Window Power Calculation

This component derives the power of the sun as perceived for each individual window. It derives the current position of the sun on horizon (azimuth, altitude) and the angle of the sun light to each window. Based on this angle it derives the effective sun power for each window. Again, this is stored using an OPC datapoint and additionally into a file. Look at the sunpower component in the git repository for this functionality.

Command Control

This component derives the up and down commands for the blinds. It compares the sun power from weather service and the effective radiation angle from each window with threshold parameters. If the threshold is reached the desired state of the window is set to closed.

Remote Control Driver

This component reads the desired switching status from the OPC data point or file storage and compares it with the current status, which is read from a file.

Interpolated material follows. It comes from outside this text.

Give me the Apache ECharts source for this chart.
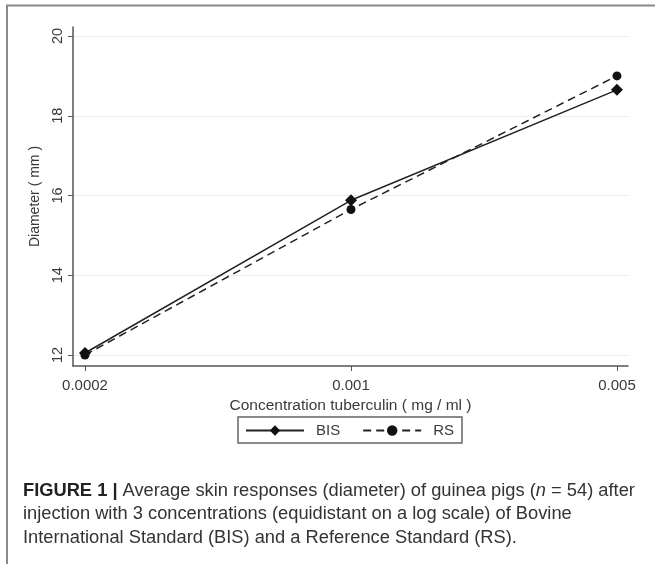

If the status differs it triggers the command on the Telis remote. For this it needs to switch to the corresponding RF channel and issue the open or close command afterwards. Finally it switches the RF channel back to channel 0. The driver also makes sure that all blinds are operated sequentially even if the status changes simultanuous. This is necessary because the single Telis remote control can just operate on the currently selected channel.

Multiple commands on the same remote are scheduled in ordered sequence to optimize channel switching delays. If multiple remotes are used they are handled in different concurrent threads such that also this timing gets optimized. The remote component in the git repository covers this functionality.